>> begin

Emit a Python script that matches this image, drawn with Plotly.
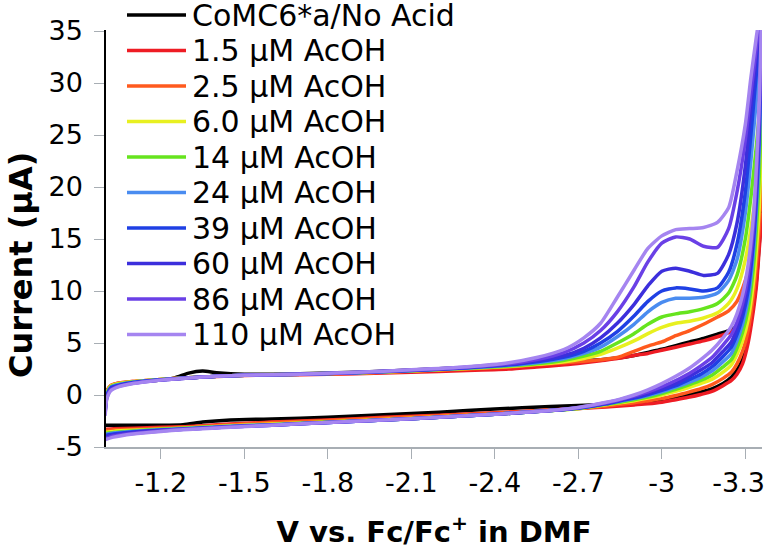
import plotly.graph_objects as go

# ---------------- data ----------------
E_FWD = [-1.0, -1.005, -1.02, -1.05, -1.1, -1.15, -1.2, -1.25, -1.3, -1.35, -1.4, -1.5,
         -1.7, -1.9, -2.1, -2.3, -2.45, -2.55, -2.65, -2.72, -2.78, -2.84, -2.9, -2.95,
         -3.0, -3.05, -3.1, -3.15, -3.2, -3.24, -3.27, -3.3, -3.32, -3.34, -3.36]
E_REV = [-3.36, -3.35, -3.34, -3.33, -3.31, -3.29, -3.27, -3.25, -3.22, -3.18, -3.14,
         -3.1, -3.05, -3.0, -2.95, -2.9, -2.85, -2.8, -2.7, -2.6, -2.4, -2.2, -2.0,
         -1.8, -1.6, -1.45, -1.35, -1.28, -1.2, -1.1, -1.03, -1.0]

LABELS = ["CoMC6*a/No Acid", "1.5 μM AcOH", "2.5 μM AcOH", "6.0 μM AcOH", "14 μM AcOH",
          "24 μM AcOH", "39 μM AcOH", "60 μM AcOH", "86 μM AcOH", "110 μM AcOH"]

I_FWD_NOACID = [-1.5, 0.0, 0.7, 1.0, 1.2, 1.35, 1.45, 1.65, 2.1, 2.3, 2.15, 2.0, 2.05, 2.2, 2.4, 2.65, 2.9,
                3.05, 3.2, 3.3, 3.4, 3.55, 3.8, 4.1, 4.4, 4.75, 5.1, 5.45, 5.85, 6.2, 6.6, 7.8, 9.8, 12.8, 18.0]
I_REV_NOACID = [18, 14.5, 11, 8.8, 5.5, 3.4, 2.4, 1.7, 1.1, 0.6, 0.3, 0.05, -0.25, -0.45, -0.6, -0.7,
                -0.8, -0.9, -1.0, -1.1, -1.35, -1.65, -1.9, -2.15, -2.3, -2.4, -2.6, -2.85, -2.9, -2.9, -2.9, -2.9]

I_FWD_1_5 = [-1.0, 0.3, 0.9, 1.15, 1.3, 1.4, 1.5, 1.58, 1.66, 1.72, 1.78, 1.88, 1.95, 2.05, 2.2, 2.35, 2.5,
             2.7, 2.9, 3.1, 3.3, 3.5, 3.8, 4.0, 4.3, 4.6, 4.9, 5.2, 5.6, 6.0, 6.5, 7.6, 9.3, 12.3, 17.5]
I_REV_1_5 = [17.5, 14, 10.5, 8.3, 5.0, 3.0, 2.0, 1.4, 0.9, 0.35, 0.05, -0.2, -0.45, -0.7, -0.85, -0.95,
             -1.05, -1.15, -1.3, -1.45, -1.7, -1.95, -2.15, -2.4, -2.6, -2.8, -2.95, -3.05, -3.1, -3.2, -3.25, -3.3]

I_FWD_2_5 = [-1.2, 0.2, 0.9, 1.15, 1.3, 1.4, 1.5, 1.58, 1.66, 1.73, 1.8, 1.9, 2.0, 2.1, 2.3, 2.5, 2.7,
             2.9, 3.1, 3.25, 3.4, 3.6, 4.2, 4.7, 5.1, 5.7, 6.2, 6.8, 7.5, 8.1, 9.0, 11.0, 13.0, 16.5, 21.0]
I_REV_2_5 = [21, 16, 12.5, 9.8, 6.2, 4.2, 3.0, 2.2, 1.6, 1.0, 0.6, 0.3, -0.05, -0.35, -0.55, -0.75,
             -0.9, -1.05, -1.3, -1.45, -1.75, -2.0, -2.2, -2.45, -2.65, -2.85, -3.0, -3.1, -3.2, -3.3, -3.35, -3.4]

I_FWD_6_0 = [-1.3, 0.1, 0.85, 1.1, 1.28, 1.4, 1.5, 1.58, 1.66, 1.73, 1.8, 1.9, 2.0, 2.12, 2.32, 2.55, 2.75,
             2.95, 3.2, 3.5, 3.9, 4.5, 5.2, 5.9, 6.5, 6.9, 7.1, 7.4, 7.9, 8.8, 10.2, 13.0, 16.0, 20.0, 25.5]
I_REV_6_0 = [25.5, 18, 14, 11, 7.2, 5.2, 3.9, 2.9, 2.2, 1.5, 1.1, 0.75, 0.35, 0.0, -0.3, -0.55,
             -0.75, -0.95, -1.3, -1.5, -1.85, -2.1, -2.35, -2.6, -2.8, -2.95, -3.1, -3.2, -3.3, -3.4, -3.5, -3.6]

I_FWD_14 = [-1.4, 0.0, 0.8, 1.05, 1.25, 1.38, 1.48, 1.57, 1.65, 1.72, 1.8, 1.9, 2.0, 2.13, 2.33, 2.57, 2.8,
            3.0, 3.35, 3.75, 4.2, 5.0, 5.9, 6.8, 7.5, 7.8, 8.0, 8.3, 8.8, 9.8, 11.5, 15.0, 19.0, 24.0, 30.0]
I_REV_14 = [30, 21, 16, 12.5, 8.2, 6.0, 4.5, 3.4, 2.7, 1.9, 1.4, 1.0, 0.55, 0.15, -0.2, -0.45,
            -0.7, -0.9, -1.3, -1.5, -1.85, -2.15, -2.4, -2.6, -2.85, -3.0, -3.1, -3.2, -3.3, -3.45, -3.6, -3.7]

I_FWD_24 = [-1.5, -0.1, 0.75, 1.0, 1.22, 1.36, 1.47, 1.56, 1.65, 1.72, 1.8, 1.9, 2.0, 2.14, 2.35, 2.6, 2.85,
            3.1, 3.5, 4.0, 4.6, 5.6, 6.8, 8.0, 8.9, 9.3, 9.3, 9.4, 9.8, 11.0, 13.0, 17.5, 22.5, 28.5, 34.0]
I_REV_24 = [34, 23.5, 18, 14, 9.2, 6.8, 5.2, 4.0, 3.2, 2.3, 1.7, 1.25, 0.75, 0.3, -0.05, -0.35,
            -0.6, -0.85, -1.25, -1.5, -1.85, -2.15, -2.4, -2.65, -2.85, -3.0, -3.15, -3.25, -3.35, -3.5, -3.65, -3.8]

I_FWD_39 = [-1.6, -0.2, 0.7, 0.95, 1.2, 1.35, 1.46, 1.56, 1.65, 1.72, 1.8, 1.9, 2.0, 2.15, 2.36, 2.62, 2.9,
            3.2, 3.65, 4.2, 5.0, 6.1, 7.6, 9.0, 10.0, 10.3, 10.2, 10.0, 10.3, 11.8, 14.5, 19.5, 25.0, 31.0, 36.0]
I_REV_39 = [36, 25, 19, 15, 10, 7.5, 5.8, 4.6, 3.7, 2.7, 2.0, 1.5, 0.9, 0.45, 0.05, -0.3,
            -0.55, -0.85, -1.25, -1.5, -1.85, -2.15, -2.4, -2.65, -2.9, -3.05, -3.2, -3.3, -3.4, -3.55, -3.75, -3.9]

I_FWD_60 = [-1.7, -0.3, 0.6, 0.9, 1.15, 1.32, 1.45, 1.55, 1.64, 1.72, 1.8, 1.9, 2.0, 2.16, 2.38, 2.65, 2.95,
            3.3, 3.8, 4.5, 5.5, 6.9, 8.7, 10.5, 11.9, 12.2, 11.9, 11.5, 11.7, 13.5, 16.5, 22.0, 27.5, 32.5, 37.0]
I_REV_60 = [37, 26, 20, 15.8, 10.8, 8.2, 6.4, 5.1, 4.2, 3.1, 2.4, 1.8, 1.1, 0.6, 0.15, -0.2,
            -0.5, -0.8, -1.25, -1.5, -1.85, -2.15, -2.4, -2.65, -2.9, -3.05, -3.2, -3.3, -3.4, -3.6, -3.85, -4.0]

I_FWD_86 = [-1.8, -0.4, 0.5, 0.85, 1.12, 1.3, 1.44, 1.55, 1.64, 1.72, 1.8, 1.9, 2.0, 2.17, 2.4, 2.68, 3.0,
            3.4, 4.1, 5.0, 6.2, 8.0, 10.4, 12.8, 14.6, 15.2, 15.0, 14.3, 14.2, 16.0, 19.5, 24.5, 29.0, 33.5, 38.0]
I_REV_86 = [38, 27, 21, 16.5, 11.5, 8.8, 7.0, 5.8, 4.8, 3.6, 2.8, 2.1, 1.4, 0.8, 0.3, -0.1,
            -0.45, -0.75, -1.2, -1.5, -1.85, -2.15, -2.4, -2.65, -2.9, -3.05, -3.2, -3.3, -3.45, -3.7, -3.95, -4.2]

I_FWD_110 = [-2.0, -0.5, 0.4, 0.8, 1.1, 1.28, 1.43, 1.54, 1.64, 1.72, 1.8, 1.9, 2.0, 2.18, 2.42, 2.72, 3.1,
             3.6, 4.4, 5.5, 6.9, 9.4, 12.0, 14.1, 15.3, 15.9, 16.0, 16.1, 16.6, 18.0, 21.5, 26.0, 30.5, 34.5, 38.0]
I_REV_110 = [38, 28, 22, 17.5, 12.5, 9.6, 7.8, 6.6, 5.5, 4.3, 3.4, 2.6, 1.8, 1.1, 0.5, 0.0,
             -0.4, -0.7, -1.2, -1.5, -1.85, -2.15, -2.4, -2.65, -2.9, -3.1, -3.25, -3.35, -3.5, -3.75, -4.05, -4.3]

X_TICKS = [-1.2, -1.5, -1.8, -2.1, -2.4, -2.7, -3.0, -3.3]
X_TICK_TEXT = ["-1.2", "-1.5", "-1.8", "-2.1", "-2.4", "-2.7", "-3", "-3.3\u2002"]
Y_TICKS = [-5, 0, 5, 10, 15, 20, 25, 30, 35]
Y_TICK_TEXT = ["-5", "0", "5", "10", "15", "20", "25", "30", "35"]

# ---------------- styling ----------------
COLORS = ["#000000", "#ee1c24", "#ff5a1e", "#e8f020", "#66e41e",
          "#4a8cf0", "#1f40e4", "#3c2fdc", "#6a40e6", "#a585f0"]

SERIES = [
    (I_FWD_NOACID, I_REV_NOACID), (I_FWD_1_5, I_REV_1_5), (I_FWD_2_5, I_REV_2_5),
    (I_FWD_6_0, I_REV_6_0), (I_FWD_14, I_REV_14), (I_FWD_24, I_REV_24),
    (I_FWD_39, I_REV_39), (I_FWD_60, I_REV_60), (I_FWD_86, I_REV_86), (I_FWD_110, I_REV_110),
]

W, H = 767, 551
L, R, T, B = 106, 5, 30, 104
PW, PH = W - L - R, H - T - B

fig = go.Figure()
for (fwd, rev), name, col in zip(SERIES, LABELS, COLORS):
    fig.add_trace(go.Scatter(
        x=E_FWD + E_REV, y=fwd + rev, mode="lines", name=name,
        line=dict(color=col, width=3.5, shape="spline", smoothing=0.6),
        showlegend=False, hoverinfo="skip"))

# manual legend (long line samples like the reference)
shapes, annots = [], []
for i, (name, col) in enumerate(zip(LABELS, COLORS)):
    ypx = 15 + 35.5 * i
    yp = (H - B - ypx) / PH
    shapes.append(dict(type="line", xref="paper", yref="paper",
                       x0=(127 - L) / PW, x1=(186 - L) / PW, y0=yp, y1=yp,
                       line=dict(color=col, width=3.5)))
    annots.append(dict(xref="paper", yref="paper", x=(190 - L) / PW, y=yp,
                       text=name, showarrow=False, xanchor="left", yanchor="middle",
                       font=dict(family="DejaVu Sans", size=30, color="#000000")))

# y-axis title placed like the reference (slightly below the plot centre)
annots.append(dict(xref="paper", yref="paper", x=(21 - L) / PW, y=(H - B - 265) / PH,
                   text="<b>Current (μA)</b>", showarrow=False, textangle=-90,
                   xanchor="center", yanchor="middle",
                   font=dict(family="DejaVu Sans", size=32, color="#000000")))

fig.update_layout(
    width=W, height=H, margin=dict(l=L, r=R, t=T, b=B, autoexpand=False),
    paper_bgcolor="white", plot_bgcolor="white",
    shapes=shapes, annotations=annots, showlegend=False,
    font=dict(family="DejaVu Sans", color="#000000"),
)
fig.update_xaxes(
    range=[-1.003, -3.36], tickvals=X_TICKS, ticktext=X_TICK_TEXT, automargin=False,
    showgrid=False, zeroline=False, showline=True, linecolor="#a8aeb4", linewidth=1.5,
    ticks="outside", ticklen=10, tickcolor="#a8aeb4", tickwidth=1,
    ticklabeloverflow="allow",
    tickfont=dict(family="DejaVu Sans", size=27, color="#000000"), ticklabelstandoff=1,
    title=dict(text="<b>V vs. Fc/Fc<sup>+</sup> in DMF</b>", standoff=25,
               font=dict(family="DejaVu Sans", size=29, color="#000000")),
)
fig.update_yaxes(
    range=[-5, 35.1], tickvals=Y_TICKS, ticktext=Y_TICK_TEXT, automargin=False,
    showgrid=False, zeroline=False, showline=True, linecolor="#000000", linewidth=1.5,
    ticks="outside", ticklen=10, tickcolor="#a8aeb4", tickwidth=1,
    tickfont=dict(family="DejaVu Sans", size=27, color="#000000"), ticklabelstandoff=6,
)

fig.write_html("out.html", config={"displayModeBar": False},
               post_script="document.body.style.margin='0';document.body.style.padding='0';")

>> end

■ **Work to be completed**:
Repeat the lines exactly as they stand, from the opening line of the data through the line with "import plotly.graph_objects as go". Pictures stay out of the copy.

■ **Result for this task**:
Emit a Python script that matches this image, drawn with Plotly.
import plotly.graph_objects as go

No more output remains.